The B-movies as well as the Exploitation films became the last stronghold of subversive art that took an uncompromising stand and yet were filled with a tremendous playfulness. Everything dogmatic was alien to George Armitage from the beginning. Which also puts him in line with his mentor Roger Corman. Just as Corman, Armitage has always been keen not to go over-budget or into overtime when shooting. The time gained was used to work with the actors, give space for improvisations, and to experiment. The script was considered a framework intended to be transcended. This approach to storytelling was the one and only way to give cinema a liberty that allowed him to question society and the political status quo.

* »With Grosse Pointe Blank I shot three movies simultaneously. We shot the script as written, we shot a mildly understated version, and we shot a completely over-the-top version, which usually was what was used. We cast that movie —and I’ve cast most movies—by having the actors come in and read, then throwing the script out and saying: ›Okay, let’s improvise.‹ That’s what I was comfortable with. I say to the actors: ›You are creating the character. This is written, these are the parameters, this is the outline. Now you take this, make it your own, and bring me, bring me, bring me.‹ Most actors will stay within the written word, some will go off, like Paul Hampton in Private Duty Nurses, who would improvise and bring Pegi along with him. I’m very fond of Grosse Pointe Blank because of that, the insanity of it was trying to keep things working with three different registers to choose from.« George Armitage on filming the »Corman-method«, in Film Comment

When John Cusack’s Martin Blank encounters his opponent (played by Dan Ackroyd) in »Grosse Pointe Blank«, rules no longer apply. Suddenly, everything is possible. These moments of freedom allow Cusack and Ackroyd to let go completely. Their acting alone sets a world on fire that has been frozen by commercialism. All the bullets that transform the suburban mansion into a true war zone in the wild showdown become nothing more than a mere background accessory.

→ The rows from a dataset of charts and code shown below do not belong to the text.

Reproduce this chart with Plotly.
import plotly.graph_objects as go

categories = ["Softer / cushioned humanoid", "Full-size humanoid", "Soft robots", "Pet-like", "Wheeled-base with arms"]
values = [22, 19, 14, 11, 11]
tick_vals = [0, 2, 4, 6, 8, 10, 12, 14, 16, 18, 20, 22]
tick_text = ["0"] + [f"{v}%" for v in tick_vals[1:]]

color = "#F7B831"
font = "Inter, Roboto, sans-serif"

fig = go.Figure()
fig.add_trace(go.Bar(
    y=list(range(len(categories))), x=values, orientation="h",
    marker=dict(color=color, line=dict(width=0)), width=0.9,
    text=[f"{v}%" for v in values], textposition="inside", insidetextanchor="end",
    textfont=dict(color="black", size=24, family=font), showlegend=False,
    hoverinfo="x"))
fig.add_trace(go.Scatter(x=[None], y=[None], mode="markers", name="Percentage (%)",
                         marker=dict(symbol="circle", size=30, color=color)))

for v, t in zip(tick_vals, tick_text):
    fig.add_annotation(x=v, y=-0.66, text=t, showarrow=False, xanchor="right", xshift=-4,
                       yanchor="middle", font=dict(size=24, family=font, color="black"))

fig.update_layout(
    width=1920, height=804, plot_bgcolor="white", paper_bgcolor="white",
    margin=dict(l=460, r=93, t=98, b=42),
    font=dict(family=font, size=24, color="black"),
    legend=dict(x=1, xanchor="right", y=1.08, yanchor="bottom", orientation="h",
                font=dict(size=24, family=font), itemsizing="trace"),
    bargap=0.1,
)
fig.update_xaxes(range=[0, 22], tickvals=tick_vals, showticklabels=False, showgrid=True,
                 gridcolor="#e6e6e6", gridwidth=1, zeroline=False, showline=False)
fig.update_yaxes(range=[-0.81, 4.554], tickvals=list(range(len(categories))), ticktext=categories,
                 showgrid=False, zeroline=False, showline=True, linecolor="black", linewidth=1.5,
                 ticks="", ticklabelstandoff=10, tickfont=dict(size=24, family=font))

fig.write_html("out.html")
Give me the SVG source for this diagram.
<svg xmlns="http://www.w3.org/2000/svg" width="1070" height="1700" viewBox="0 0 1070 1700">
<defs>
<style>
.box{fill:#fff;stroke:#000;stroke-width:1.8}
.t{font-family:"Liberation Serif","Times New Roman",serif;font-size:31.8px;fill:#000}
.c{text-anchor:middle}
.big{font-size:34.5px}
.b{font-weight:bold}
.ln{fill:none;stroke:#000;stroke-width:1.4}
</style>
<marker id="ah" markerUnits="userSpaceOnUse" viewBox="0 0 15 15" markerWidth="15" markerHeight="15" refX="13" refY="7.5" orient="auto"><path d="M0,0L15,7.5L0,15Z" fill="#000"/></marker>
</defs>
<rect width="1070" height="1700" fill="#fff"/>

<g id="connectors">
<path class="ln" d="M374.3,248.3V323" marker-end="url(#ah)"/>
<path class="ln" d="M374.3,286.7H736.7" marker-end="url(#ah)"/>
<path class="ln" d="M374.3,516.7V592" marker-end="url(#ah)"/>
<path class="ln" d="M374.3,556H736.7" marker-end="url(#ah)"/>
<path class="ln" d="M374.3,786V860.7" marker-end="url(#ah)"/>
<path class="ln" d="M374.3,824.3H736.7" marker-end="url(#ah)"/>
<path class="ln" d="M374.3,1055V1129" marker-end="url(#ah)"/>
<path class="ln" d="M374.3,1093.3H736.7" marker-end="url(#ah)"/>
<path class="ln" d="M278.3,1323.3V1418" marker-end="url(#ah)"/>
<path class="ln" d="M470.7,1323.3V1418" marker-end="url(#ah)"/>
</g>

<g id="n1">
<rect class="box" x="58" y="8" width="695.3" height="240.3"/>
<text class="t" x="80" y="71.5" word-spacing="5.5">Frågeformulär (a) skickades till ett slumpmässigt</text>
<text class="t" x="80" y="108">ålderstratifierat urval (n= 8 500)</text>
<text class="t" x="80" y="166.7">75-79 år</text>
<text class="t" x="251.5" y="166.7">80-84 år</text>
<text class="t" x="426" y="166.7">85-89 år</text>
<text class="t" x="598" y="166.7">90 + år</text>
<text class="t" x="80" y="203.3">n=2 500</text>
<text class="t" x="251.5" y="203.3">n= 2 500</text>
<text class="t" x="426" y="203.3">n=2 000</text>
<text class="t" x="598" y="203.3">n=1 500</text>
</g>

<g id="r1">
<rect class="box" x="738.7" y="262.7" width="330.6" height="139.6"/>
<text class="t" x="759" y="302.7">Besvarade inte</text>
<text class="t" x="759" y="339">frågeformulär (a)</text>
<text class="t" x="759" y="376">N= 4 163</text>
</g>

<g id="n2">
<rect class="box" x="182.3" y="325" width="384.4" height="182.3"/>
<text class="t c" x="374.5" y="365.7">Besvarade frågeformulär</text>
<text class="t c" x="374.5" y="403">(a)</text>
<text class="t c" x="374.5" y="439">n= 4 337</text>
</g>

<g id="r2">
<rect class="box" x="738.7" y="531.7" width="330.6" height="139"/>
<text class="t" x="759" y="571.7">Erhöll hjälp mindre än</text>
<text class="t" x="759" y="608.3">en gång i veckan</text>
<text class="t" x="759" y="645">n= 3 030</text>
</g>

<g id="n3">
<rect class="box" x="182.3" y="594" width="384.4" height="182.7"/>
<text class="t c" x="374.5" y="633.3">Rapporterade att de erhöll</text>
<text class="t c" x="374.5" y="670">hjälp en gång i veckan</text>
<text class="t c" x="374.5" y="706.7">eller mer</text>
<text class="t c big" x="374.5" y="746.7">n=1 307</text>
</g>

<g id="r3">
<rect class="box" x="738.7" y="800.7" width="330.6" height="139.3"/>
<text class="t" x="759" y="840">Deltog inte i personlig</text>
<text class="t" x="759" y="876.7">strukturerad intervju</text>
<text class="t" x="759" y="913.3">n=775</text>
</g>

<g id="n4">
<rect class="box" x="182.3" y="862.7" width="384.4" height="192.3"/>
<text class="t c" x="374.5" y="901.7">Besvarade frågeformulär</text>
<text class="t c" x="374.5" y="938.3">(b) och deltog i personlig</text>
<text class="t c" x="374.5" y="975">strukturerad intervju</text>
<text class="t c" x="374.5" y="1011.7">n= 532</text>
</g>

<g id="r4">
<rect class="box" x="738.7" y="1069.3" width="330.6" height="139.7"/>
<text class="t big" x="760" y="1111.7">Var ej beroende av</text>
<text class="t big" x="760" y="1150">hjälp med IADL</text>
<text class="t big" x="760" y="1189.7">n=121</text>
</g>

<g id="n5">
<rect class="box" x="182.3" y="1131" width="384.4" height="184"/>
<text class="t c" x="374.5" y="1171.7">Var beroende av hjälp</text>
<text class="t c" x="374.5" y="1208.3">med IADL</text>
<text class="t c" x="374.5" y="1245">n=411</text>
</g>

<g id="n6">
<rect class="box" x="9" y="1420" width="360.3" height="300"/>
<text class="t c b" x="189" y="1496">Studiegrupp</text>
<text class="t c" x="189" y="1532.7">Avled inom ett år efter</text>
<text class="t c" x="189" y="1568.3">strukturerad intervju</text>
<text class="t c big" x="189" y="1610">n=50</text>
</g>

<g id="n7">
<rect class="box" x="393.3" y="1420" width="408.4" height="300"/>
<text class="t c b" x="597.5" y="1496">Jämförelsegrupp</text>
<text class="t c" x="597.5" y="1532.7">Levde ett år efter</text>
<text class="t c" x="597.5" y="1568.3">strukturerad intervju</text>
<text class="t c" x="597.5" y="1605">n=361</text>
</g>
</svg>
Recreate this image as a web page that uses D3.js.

It seems to be a reoccurring characteristic of Armitage’s films that actors give in to the high of a momentum. This is what allows them to enter alongside their directors’ realm of filmmaking, in which the satire creates its own enormous, self-defying force. Only those who dare to exaggerate the American Dream into sheer grotesque - as Armitage did with verve in the action scenes of »Vigilante Force« or with Freddy Fenger’s criminal escapades in »Miami Blues« – will eventually wake from it again. Behind the looking glass of madness, there might be a chance for a new dream to begin.